_Written task_
Return the material exactly, first line through the line containing "const gdpTicks = [-15, -10, -5, 0, 5, 10, 15];", and nothing more. Pictures stay out.

>> begin

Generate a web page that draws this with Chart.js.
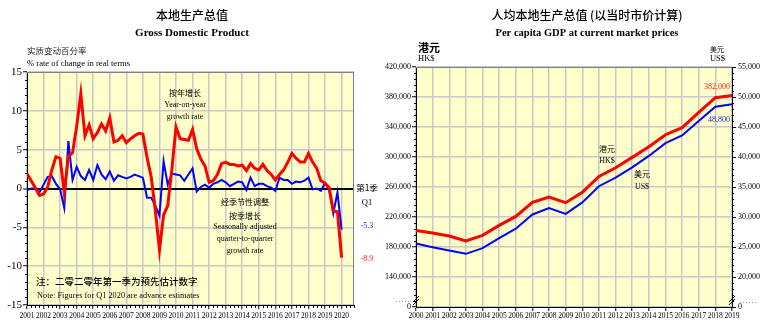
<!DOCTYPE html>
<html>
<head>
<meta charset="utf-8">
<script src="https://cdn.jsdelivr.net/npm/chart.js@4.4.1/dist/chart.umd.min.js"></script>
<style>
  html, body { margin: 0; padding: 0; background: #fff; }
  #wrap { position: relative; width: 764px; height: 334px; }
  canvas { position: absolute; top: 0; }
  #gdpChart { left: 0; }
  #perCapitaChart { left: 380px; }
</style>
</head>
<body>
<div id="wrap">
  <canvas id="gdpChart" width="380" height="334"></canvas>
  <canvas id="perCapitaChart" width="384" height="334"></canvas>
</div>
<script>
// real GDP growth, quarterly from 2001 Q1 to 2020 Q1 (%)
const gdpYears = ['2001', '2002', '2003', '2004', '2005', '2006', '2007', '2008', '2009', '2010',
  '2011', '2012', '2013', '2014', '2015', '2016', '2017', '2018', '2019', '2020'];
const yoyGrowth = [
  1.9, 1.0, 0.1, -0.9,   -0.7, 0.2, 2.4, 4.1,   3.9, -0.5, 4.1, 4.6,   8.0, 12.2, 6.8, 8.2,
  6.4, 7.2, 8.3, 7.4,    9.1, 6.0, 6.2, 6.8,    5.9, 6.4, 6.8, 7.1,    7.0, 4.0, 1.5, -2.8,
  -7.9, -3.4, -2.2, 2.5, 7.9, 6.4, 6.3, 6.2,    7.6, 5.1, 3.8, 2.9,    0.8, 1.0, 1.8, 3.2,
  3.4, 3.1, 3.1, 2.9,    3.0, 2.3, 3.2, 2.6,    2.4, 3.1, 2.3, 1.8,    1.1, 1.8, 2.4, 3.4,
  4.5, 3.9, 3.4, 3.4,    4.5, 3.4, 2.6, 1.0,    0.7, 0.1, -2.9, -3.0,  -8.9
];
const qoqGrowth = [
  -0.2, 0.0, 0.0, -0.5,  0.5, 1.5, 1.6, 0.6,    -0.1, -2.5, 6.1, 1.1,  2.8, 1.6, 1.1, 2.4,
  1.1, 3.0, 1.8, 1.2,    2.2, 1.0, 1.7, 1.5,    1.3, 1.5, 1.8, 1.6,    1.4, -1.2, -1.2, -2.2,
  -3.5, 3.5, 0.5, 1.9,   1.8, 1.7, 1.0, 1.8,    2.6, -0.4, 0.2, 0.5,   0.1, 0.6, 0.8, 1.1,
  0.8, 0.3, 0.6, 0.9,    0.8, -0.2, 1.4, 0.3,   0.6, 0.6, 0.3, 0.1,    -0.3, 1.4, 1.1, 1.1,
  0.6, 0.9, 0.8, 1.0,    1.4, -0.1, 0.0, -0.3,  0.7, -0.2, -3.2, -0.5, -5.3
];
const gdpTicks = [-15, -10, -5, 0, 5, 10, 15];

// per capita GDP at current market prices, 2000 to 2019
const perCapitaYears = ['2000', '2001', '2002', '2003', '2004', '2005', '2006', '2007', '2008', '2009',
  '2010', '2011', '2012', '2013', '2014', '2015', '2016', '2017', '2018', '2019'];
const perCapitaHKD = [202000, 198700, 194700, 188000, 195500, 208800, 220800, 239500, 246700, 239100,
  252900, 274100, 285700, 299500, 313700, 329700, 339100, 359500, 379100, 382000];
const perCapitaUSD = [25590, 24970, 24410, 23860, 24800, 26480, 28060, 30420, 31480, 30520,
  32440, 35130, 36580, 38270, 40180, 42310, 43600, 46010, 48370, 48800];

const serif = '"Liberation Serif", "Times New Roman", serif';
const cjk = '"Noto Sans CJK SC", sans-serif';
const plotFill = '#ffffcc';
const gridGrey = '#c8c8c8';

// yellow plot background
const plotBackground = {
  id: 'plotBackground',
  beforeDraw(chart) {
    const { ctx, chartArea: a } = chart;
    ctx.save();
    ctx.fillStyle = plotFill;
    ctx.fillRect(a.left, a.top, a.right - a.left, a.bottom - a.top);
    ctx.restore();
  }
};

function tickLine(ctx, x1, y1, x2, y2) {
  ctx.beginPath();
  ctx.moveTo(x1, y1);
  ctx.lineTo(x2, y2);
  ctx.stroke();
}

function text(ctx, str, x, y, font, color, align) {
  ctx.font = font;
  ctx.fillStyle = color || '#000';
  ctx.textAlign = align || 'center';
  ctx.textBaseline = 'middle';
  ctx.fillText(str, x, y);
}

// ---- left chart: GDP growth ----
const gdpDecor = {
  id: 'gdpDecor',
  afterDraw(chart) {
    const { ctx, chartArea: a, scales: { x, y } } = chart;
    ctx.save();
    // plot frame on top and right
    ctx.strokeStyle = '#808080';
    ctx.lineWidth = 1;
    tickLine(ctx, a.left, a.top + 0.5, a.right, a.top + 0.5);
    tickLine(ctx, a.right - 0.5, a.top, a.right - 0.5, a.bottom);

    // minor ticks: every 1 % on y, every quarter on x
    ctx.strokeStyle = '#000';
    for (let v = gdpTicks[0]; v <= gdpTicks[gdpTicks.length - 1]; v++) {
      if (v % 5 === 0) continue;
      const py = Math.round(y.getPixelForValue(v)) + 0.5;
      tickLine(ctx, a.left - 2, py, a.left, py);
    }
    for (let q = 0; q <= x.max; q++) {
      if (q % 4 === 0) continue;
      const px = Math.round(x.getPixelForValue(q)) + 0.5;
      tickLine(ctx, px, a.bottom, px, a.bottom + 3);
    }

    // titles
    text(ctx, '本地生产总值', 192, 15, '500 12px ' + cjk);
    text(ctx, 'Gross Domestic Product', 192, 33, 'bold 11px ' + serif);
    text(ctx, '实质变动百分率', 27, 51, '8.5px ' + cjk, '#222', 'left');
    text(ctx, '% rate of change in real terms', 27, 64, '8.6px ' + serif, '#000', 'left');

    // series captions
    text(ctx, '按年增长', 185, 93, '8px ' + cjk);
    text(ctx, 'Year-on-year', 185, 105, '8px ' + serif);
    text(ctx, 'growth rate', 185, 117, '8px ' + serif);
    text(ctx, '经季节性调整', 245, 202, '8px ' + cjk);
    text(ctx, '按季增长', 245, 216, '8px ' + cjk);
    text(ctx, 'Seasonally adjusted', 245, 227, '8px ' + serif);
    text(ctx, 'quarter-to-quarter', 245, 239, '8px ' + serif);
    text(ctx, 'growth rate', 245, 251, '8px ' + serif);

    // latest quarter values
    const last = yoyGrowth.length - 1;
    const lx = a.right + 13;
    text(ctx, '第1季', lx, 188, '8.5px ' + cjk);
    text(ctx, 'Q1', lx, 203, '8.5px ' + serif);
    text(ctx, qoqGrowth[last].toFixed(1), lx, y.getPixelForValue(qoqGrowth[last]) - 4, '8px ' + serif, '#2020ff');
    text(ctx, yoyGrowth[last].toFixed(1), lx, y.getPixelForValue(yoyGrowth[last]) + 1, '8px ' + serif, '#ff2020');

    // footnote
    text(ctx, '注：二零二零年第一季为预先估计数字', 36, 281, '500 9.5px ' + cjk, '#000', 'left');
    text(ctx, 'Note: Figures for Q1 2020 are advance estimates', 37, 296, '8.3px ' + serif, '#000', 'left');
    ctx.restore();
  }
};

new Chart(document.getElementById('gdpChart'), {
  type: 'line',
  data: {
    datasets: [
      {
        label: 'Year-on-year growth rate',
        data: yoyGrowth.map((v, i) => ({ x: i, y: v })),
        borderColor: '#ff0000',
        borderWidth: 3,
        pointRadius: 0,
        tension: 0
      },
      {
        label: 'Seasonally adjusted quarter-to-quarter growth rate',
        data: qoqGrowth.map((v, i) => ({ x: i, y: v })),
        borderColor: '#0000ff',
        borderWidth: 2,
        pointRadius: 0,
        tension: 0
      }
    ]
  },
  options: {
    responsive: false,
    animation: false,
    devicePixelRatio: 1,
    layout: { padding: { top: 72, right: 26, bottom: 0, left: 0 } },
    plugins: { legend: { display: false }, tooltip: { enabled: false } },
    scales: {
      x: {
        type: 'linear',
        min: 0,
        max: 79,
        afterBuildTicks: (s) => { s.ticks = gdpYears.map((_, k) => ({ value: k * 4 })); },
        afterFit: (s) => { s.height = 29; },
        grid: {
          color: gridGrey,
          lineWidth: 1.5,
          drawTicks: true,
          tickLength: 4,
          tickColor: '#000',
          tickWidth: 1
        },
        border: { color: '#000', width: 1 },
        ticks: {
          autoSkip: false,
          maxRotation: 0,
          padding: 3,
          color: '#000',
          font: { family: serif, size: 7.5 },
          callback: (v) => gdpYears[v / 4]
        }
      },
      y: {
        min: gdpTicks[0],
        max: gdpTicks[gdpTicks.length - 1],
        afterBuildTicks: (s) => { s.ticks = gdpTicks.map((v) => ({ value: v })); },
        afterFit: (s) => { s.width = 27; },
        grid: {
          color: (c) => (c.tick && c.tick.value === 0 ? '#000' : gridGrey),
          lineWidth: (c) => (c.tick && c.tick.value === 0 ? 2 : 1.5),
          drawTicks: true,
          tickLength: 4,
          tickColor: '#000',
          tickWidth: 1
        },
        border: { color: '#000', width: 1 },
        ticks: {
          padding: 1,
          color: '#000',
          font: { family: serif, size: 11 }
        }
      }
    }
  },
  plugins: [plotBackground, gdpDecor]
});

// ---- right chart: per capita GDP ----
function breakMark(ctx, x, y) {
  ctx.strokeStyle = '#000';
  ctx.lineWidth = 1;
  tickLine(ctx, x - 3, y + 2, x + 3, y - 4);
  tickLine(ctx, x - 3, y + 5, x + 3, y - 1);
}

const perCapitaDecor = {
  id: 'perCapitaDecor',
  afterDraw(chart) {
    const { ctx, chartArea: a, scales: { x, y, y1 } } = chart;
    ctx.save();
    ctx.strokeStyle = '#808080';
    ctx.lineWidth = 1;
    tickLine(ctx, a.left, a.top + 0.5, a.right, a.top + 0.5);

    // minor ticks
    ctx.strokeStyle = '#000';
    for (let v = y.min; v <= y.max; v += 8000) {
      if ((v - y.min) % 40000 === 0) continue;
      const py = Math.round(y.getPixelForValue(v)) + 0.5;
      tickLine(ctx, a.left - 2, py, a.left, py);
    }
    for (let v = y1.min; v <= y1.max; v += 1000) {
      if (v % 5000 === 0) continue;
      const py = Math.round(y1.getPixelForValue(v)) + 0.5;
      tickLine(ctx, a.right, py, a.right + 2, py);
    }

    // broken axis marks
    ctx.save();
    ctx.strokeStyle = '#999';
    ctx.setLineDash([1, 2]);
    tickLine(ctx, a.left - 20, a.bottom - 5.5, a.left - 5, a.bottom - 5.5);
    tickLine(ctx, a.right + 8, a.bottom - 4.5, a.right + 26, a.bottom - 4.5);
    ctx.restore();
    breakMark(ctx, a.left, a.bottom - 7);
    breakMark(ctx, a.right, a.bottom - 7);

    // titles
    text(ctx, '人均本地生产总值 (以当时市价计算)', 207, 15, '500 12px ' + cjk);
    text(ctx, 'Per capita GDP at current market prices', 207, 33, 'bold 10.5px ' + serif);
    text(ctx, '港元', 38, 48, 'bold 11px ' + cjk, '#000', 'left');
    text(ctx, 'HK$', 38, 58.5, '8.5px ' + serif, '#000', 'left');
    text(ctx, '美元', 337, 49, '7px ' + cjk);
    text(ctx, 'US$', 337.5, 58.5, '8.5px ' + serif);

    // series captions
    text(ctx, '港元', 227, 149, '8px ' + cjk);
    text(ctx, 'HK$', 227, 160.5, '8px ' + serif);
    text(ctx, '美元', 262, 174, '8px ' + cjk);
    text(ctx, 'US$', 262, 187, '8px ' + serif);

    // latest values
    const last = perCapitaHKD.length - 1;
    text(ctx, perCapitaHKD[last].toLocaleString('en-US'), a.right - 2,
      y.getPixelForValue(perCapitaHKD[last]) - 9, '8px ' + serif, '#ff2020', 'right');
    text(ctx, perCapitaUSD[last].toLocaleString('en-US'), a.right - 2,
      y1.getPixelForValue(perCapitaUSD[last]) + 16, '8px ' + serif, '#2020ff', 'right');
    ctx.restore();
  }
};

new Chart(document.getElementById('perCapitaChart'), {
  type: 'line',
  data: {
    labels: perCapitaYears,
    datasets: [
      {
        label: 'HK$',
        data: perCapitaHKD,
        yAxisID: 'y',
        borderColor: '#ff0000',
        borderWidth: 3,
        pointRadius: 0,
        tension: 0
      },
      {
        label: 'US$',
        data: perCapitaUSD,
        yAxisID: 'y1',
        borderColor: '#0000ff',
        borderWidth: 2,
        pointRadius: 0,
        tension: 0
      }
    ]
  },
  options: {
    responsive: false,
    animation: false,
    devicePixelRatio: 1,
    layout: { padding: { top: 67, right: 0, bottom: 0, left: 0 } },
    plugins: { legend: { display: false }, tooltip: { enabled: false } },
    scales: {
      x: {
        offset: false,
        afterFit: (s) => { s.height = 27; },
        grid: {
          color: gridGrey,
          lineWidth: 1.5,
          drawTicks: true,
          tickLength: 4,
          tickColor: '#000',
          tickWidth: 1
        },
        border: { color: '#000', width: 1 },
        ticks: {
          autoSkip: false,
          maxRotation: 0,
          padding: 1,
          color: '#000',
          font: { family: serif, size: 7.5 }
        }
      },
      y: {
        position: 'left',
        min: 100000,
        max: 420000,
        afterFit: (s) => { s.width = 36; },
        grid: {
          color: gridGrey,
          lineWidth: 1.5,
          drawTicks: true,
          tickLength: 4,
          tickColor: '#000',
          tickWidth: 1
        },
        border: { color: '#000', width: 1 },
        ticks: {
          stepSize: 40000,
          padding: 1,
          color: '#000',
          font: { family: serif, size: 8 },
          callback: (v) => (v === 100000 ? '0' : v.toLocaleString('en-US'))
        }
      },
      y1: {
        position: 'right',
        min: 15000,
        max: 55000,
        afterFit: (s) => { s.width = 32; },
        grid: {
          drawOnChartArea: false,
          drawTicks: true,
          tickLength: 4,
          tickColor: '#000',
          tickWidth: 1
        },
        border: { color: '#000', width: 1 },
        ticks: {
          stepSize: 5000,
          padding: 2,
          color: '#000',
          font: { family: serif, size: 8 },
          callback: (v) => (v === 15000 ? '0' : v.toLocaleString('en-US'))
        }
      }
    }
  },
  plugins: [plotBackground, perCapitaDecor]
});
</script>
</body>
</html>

>> end

_Written solution_
Generate a web page that draws this with Chart.js.
<!DOCTYPE html>
<html>
<head>
<meta charset="utf-8">
<script src="https://cdn.jsdelivr.net/npm/chart.js@4.4.1/dist/chart.umd.min.js"></script>
<style>
  html, body { margin: 0; padding: 0; background: #fff; }
  #wrap { position: relative; width: 764px; height: 334px; }
  canvas { position: absolute; top: 0; }
  #gdpChart { left: 0; }
  #perCapitaChart { left: 380px; }
</style>
</head>
<body>
<div id="wrap">
  <canvas id="gdpChart" width="380" height="334"></canvas>
  <canvas id="perCapitaChart" width="384" height="334"></canvas>
</div>
<script>
// real GDP growth, quarterly from 2001 Q1 to 2020 Q1 (%)
const gdpYears = ['2001', '2002', '2003', '2004', '2005', '2006', '2007', '2008', '2009', '2010',
  '2011', '2012', '2013', '2014', '2015', '2016', '2017', '2018', '2019', '2020'];
const yoyGrowth = [
  1.9, 1.0, 0.1, -0.9,   -0.7, 0.2, 2.4, 4.1,   3.9, -0.5, 4.1, 4.6,   8.0, 12.2, 6.8, 8.2,
  6.4, 7.2, 8.3, 7.4,    9.1, 6.0, 6.2, 6.8,    5.9, 6.4, 6.8, 7.1,    7.0, 4.0, 1.5, -2.8,
  -7.9, -3.4, -2.2, 2.5, 7.9, 6.4, 6.3, 6.2,    7.6, 5.1, 3.8, 2.9,    0.8, 1.0, 1.8, 3.2,
  3.4, 3.1, 3.1, 2.9,    3.0, 2.3, 3.2, 2.6,    2.4, 3.1, 2.3, 1.8,    1.1, 1.8, 2.4, 3.4,
  4.5, 3.9, 3.4, 3.4,    4.5, 3.4, 2.6, 1.0,    0.7, 0.1, -2.9, -3.0,  -8.9
];
const qoqGrowth = [
  -0.2, 0.0, 0.0, -0.5,  0.5, 1.5, 1.6, 0.6,    -0.1, -2.5, 6.1, 1.1,  2.8, 1.6, 1.1, 2.4,
  1.1, 3.0, 1.8, 1.2,    2.2, 1.0, 1.7, 1.5,    1.3, 1.5, 1.8, 1.6,    1.4, -1.2, -1.2, -2.2,
  -3.5, 3.5, 0.5, 1.9,   1.8, 1.7, 1.0, 1.8,    2.6, -0.4, 0.2, 0.5,   0.1, 0.6, 0.8, 1.1,
  0.8, 0.3, 0.6, 0.9,    0.8, -0.2, 1.4, 0.3,   0.6, 0.6, 0.3, 0.1,    -0.3, 1.4, 1.1, 1.1,
  0.6, 0.9, 0.8, 1.0,    1.4, -0.1, 0.0, -0.3,  0.7, -0.2, -3.2, -0.5, -5.3
];
const gdpTicks = [-15, -10, -5, 0, 5, 10, 15];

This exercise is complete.